Given exercise:
Produce an exact copy of all the data below, dropping every image.

Recorded data:
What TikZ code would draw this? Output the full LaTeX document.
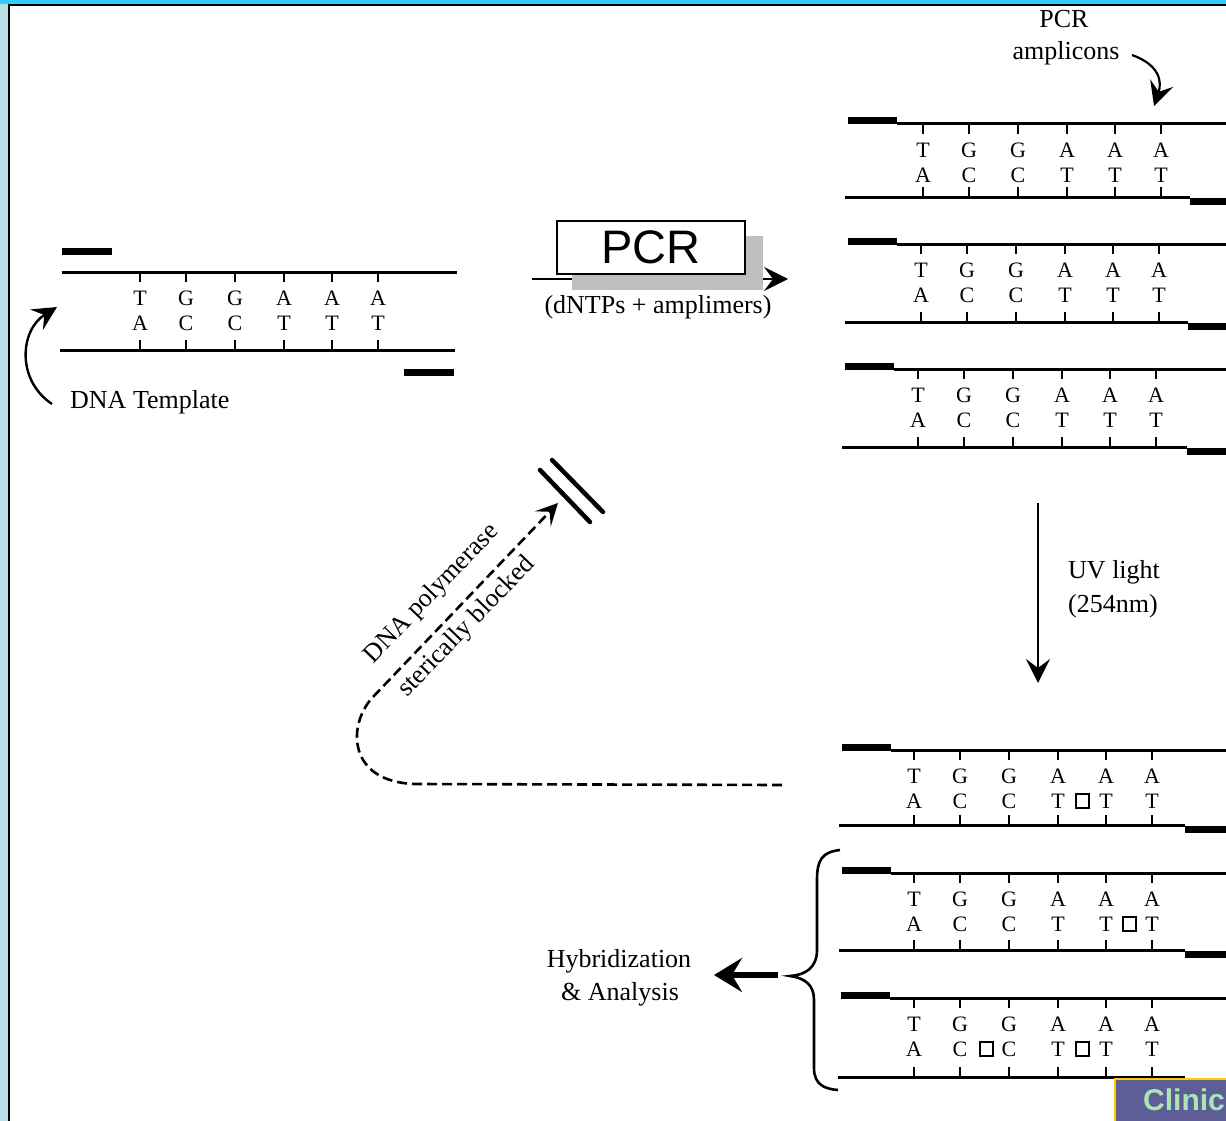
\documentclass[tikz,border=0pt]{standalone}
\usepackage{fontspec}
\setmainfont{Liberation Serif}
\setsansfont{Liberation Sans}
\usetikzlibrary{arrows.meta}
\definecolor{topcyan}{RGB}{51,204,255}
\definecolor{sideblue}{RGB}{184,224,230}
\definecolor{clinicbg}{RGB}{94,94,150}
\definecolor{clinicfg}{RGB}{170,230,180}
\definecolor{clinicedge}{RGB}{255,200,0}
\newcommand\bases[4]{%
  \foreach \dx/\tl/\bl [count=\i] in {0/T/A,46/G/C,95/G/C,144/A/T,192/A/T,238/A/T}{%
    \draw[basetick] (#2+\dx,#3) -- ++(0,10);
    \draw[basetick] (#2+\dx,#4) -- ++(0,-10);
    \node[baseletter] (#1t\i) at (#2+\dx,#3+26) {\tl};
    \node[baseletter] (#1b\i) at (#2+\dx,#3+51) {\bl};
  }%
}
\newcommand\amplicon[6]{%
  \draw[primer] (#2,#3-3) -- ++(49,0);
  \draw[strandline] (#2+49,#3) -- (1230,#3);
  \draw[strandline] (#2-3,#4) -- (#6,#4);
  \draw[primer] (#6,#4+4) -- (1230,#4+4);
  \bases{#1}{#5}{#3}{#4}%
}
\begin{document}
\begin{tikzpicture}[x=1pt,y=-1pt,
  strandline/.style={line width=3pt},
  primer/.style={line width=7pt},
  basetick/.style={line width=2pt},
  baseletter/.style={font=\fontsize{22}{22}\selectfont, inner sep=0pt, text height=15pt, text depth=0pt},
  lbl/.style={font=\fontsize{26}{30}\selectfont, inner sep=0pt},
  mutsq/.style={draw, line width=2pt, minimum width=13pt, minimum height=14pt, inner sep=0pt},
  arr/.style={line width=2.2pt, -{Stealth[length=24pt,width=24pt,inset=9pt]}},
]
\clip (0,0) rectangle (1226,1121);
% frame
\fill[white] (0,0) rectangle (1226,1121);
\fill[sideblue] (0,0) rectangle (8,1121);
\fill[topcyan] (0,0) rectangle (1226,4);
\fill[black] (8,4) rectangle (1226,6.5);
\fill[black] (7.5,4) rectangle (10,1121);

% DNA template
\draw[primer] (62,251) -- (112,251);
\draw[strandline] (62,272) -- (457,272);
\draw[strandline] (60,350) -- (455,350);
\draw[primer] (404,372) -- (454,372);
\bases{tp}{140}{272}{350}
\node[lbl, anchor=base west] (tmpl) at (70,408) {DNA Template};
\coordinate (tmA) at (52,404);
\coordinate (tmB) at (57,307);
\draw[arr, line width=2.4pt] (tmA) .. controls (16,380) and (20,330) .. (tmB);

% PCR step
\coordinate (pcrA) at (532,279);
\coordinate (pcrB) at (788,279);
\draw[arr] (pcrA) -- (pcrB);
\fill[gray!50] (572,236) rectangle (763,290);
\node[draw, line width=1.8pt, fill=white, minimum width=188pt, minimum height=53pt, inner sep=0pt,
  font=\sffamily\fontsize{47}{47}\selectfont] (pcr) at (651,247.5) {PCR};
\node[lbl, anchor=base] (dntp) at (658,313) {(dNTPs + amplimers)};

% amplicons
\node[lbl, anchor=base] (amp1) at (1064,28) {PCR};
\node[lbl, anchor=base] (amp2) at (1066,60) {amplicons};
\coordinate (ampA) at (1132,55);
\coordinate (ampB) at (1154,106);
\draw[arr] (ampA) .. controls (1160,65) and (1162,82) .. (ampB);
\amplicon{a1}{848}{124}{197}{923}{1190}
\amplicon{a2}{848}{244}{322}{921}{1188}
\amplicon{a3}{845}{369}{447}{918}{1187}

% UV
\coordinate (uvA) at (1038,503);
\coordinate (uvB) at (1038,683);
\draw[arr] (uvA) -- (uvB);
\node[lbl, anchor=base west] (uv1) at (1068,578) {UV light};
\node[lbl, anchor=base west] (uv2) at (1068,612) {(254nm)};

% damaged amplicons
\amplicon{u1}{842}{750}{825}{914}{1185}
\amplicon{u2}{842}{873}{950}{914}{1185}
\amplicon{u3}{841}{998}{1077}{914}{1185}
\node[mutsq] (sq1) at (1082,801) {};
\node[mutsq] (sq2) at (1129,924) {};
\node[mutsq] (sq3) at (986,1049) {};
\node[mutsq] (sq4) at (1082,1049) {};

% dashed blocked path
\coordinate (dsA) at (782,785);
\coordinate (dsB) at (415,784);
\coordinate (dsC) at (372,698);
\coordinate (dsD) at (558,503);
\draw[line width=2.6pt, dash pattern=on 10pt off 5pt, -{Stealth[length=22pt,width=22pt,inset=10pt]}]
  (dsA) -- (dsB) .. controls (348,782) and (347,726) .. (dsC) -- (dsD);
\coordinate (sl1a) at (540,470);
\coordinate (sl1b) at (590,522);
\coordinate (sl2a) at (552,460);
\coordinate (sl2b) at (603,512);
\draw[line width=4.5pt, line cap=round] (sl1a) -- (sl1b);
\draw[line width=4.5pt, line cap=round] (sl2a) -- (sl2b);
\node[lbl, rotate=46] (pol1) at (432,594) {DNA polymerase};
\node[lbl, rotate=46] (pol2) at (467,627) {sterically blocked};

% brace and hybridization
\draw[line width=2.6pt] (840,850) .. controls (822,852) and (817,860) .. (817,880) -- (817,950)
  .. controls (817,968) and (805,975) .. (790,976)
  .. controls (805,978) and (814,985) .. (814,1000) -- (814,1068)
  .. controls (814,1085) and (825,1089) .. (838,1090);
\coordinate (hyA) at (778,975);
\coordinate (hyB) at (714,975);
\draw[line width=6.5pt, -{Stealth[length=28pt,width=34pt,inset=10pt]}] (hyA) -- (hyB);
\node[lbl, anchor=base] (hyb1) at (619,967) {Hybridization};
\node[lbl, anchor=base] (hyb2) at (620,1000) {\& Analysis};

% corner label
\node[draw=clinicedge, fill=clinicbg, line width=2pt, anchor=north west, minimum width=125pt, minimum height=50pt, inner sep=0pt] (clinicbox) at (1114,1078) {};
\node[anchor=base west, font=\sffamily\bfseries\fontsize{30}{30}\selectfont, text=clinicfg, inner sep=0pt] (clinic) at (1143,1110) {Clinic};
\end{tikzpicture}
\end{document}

Result of the task:
What TikZ code would draw this? Output the full LaTeX document.
\documentclass[tikz,border=0pt]{standalone}
\usepackage{fontspec}
\setmainfont{Liberation Serif}
\setsansfont{Liberation Sans}
\usetikzlibrary{arrows.meta}
\definecolor{topcyan}{RGB}{51,204,255}
\definecolor{sideblue}{RGB}{184,224,230}
\definecolor{clinicbg}{RGB}{94,94,150}
\definecolor{clinicfg}{RGB}{170,230,180}
\definecolor{clinicedge}{RGB}{255,200,0}
\newcommand\bases[4]{%
  \foreach \dx/\tl/\bl [count=\i] in {0/T/A,46/G/C,95/G/C,144/A/T,192/A/T,238/A/T}{%
    \draw[basetick] (#2+\dx,#3) -- ++(0,10);
    \draw[basetick] (#2+\dx,#4) -- ++(0,-10);
    \node[baseletter] (#1t\i) at (#2+\dx,#3+26) {\tl};
    \node[baseletter] (#1b\i) at (#2+\dx,#3+51) {\bl};
  }%
}
\newcommand\amplicon[6]{%
  \draw[primer] (#2,#3-3) -- ++(49,0);
  \draw[strandline] (#2+49,#3) -- (1230,#3);
  \draw[strandline] (#2-3,#4) -- (#6,#4);
  \draw[primer] (#6,#4+4) -- (1230,#4+4);
  \bases{#1}{#5}{#3}{#4}%
}
\begin{document}
\begin{tikzpicture}[x=1pt,y=-1pt,
  strandline/.style={line width=3pt},
  primer/.style={line width=7pt},
  basetick/.style={line width=2pt},
  baseletter/.style={font=\fontsize{22}{22}\selectfont, inner sep=0pt, text height=15pt, text depth=0pt},
  lbl/.style={font=\fontsize{26}{30}\selectfont, inner sep=0pt},
  mutsq/.style={draw, line width=2pt, minimum width=13pt, minimum height=14pt, inner sep=0pt},
  arr/.style={line width=2.2pt, -{Stealth[length=24pt,width=24pt,inset=9pt]}},
]
\clip (0,0) rectangle (1226,1121);
% frame
\fill[white] (0,0) rectangle (1226,1121);
\fill[sideblue] (0,0) rectangle (8,1121);
\fill[topcyan] (0,0) rectangle (1226,4);
\fill[black] (8,4) rectangle (1226,6.5);
\fill[black] (7.5,4) rectangle (10,1121);

% DNA template
\draw[primer] (62,251) -- (112,251);
\draw[strandline] (62,272) -- (457,272);
\draw[strandline] (60,350) -- (455,350);
\draw[primer] (404,372) -- (454,372);
\bases{tp}{140}{272}{350}
\node[lbl, anchor=base west] (tmpl) at (70,408) {DNA Template};
\coordinate (tmA) at (52,404);
\coordinate (tmB) at (57,307);
\draw[arr, line width=2.4pt] (tmA) .. controls (16,380) and (20,330) .. (tmB);

% PCR step
\coordinate (pcrA) at (532,279);
\coordinate (pcrB) at (788,279);
\draw[arr] (pcrA) -- (pcrB);
\fill[gray!50] (572,236) rectangle (763,290);
\node[draw, line width=1.8pt, fill=white, minimum width=188pt, minimum height=53pt, inner sep=0pt,
  font=\sffamily\fontsize{47}{47}\selectfont] (pcr) at (651,247.5) {PCR};
\node[lbl, anchor=base] (dntp) at (658,313) {(dNTPs + amplimers)};

% amplicons
\node[lbl, anchor=base] (amp1) at (1064,28) {PCR};
\node[lbl, anchor=base] (amp2) at (1066,60) {amplicons};
\coordinate (ampA) at (1132,55);
\coordinate (ampB) at (1154,106);
\draw[arr] (ampA) .. controls (1160,65) and (1162,82) .. (ampB);
\amplicon{a1}{848}{124}{197}{923}{1190}
\amplicon{a2}{848}{244}{322}{921}{1188}
\amplicon{a3}{845}{369}{447}{918}{1187}

% UV
\coordinate (uvA) at (1038,503);
\coordinate (uvB) at (1038,683);
\draw[arr] (uvA) -- (uvB);
\node[lbl, anchor=base west] (uv1) at (1068,578) {UV light};
\node[lbl, anchor=base west] (uv2) at (1068,612) {(254nm)};

% damaged amplicons
\amplicon{u1}{842}{750}{825}{914}{1185}
\amplicon{u2}{842}{873}{950}{914}{1185}
\amplicon{u3}{841}{998}{1077}{914}{1185}
\node[mutsq] (sq1) at (1082,801) {};
\node[mutsq] (sq2) at (1129,924) {};
\node[mutsq] (sq3) at (986,1049) {};
\node[mutsq] (sq4) at (1082,1049) {};

% dashed blocked path
\coordinate (dsA) at (782,785);
\coordinate (dsB) at (415,784);
\coordinate (dsC) at (372,698);
\coordinate (dsD) at (558,503);
\draw[line width=2.6pt, dash pattern=on 10pt off 5pt, -{Stealth[length=22pt,width=22pt,inset=10pt]}]
  (dsA) -- (dsB) .. controls (348,782) and (347,726) .. (dsC) -- (dsD);
\coordinate (sl1a) at (540,470);
\coordinate (sl1b) at (590,522);
\coordinate (sl2a) at (552,460);
\coordinate (sl2b) at (603,512);
\draw[line width=4.5pt, line cap=round] (sl1a) -- (sl1b);
\draw[line width=4.5pt, line cap=round] (sl2a) -- (sl2b);
\node[lbl, rotate=46] (pol1) at (432,594) {DNA polymerase};
\node[lbl, rotate=46] (pol2) at (467,627) {sterically blocked};

% brace and hybridization
\draw[line width=2.6pt] (840,850) .. controls (822,852) and (817,860) .. (817,880) -- (817,950)
  .. controls (817,968) and (805,975) .. (790,976)
  .. controls (805,978) and (814,985) .. (814,1000) -- (814,1068)
  .. controls (814,1085) and (825,1089) .. (838,1090);
\coordinate (hyA) at (778,975);
\coordinate (hyB) at (714,975);
\draw[line width=6.5pt, -{Stealth[length=28pt,width=34pt,inset=10pt]}] (hyA) -- (hyB);
\node[lbl, anchor=base] (hyb1) at (619,967) {Hybridization};
\node[lbl, anchor=base] (hyb2) at (620,1000) {\& Analysis};

% corner label
\node[draw=clinicedge, fill=clinicbg, line width=2pt, anchor=north west, minimum width=125pt, minimum height=50pt, inner sep=0pt] (clinicbox) at (1114,1078) {};
\node[anchor=base west, font=\sffamily\bfseries\fontsize{30}{30}\selectfont, text=clinicfg, inner sep=0pt] (clinic) at (1143,1110) {Clinic};
\end{tikzpicture}
\end{document}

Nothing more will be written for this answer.